Consistent with these views, the constitutional structure provides for a uniform salary to be paid from the national treasury, allows the States but a limited role in federal elections, and maintains strict checks on state interference with the federal election process. The Constitution also provides that the qualifications of the representatives of each State will be judged by the representatives of the entire Nation. The Constitution thus creates a uniform national body representing the interests of a single people.
Permitting individual States to formulate diverse qualifications for their representatives would result in a patchwork of state qualifications, undermining the uniformity and the national character that the Framers envisioned and sought to ensure. Cf. McCulloch v. Maryland, 4 Wheat., at 428-429 (1819) (“Those means are not given by the people of a particular State, not given by the constituents of the legislature, . . . but by the people of all the States. They are given by all, for the benefit of all–and upon theory should be subjected to that government only which belongs to all”). Such a patchwork would also sever the direct link that the Framers found so critical between the National Government and the people of the United States. [n.32]
The holding in this case, then argues strongly in favor of the proposition that the states cannot impose requirements for federal office holders beyond those set forth in the Constitution. This would include the requirement that a candidate provide proof of his eligibility beyond the affidavit which every state requires a candidate or his representative to sign.
Moreover, it’s worth noting that there’s another angle to this argument on the Presidential side.
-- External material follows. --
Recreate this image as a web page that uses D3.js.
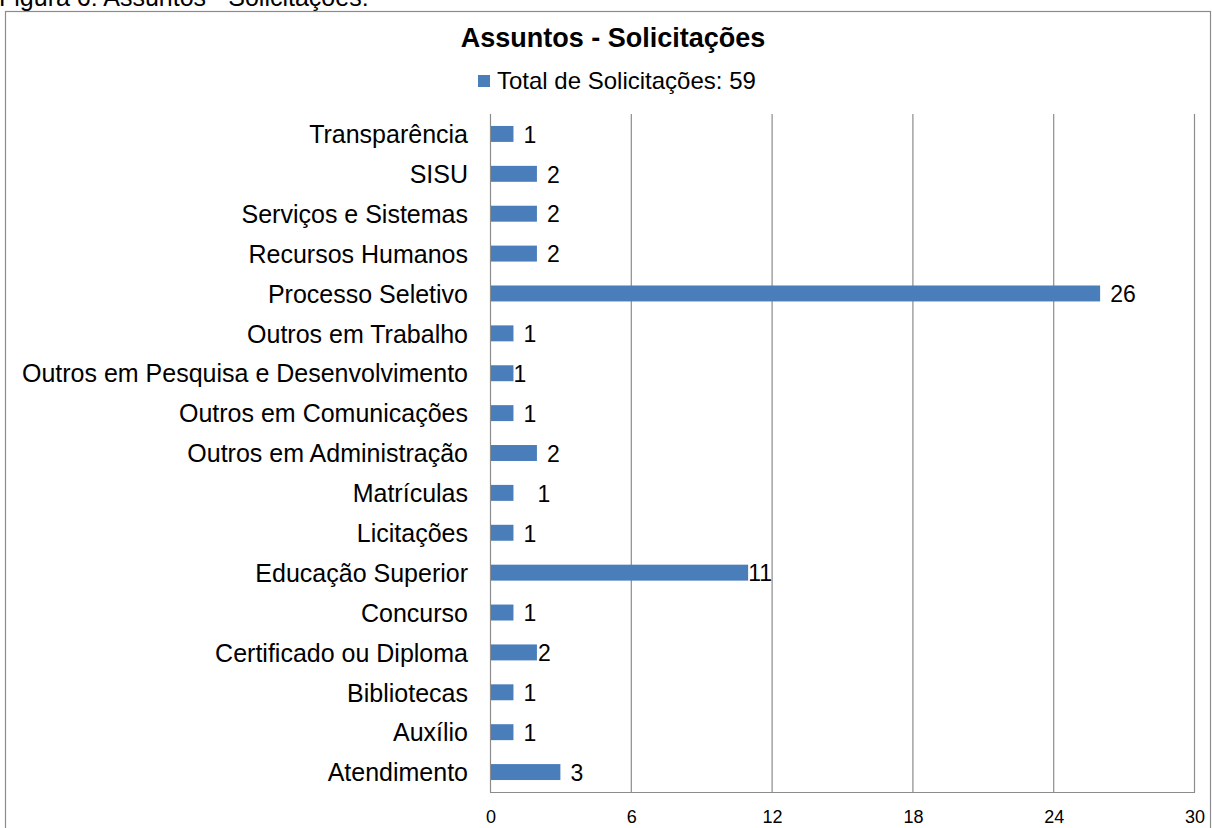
<!DOCTYPE html>
<html>
<head>
<meta charset="utf-8">
<script src="https://cdn.jsdelivr.net/npm/d3@7"></script>
<style>
  body { margin: 0; background: #fff; }
  svg { display: block; font-family: "Liberation Sans", Arial, sans-serif; }
</style>
</head>
<body>
<div id="chart"></div>
<script>
// data, top to bottom
var categories = ["Transparência", "SISU", "Serviços e Sistemas", "Recursos Humanos",
  "Processo Seletivo", "Outros em Trabalho", "Outros em Pesquisa e Desenvolvimento",
  "Outros em Comunicações", "Outros em Administração", "Matrículas", "Licitações",
  "Educação Superior", "Concurso", "Certificado ou Diploma", "Bibliotecas", "Auxílio", "Atendimento"];
var values = [1, 2, 2, 2, 26, 1, 1, 1, 2, 1, 1, 11, 1, 2, 1, 1, 3];
var xTicks = [0, 6, 12, 18, 24, 30];
var seriesName = "Total de Solicitações: 59";

var width = 1212, height = 828;
var margin = {top: 114, left: 490, right: 18, bottom: 36};

var svg = d3.select("#chart").append("svg")
    .attr("width", width)
    .attr("height", height);

// caption partly cut off at top of the page
svg.append("text")
    .attr("x", -1)
    .attr("y", 6)
    .style("font-size", "25px")
    .style("fill", "#000")
    .text("Figura 6: Assuntos - Solicitações:");

// chart frame
svg.append("rect")
    .attr("x", 5.5).attr("y", 11.5)
    .attr("width", 1205).attr("height", 840)
    .style("fill", "none")
    .style("stroke", "#8c8c8c")
    .style("stroke-width", 1.2);

var x = d3.scaleLinear().domain([0, 30]).range([margin.left, width - margin.right]);
var y = d3.scaleBand().domain(categories)
    .range([margin.top, height - margin.bottom])
    .paddingInner(0.6).paddingOuter(0.3);

// vertical gridlines
svg.selectAll("line.grid").data(xTicks.slice(1)).enter().append("line")
    .attr("class", "grid")
    .attr("x1", function(d) { return x(d) + 0.5; })
    .attr("x2", function(d) { return x(d) + 0.5; })
    .attr("y1", margin.top)
    .attr("y2", height - margin.bottom)
    .style("stroke", "#8c8c8c")
    .style("stroke-width", 1.2);

// axes
svg.append("line")
    .attr("x1", margin.left + 0.5).attr("x2", margin.left + 0.5)
    .attr("y1", margin.top).attr("y2", height - margin.bottom)
    .style("stroke", "#8c8c8c").style("stroke-width", 1.2);
svg.append("line")
    .attr("x1", margin.left).attr("x2", width - margin.right + 1)
    .attr("y1", height - margin.bottom + 0.5).attr("y2", height - margin.bottom + 0.5)
    .style("stroke", "#8c8c8c").style("stroke-width", 1.2);

svg.selectAll("text.tick").data(xTicks).enter().append("text")
    .attr("class", "tick")
    .attr("x", function(d) { return x(d) + 1; })
    .attr("y", height - 5)
    .attr("text-anchor", "middle")
    .style("font-size", "18px")
    .text(function(d) { return d; });

// category labels
svg.selectAll("text.cat").data(categories).enter().append("text")
    .attr("class", "cat")
    .attr("x", margin.left - 22)
    .attr("y", function(d) { return y(d) + y.bandwidth() / 2; })
    .attr("dy", "0.37em")
    .attr("text-anchor", "end")
    .style("font-size", "25px")
    .text(function(d) { return d; });

// bars
svg.selectAll("rect.bar").data(values).enter().append("rect")
    .attr("class", "bar")
    .attr("x", x(0) + 1)
    .attr("y", function(d, i) { return y(categories[i]); })
    .attr("width", function(d) { return x(d) - x(0) - 1; })
    .attr("height", y.bandwidth())
    .style("fill", "#4a7ebb");

// value labels (a few sit tight against the bar in the original)
var labelGap = {"Outros em Pesquisa e Desenvolvimento": 0, "Educação Superior": 0,
  "Certificado ou Diploma": 1, "Matrículas": 24};
svg.selectAll("text.val").data(values).enter().append("text")
    .attr("class", "val")
    .attr("x", function(d, i) {
      var g = labelGap[categories[i]];
      return x(d) + (g === undefined ? 10 : g);
    })
    .attr("y", function(d, i) { return y(categories[i]) + y.bandwidth() / 2; })
    .attr("dy", "0.38em")
    .style("font-size", "23px")
    .text(function(d) { return d; });

// title and legend
svg.append("text")
    .attr("x", 613).attr("y", 47)
    .attr("text-anchor", "middle")
    .style("font-size", "27px")
    .style("font-weight", "bold")
    .text("Assuntos - Solicitações");

svg.append("rect")
    .attr("x", 478).attr("y", 75)
    .attr("width", 12).attr("height", 12)
    .style("fill", "#4a7ebb");
svg.append("text")
    .attr("x", 497).attr("y", 89)
    .style("font-size", "24px")
    .text(seriesName);
</script>
</body>
</html>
Technically speaking, when we vote in a Presidential election every four years, we aren’t voting for the Presidential candidate, but for that candidates slate of electors to the the Electoral College. Given that, there’s a strong case to be made that the states have no authority over the issue of the eligibility of individual candidates because those candidates aren’t really on the ballot. [Yea I know that one is a stretch, but lawyers go out on a limb sometimes]
Between the Constitutional arguments discussed above, and the holding in Thornton it would seem to me that the Constitutional case for a state law like this is weak indeed.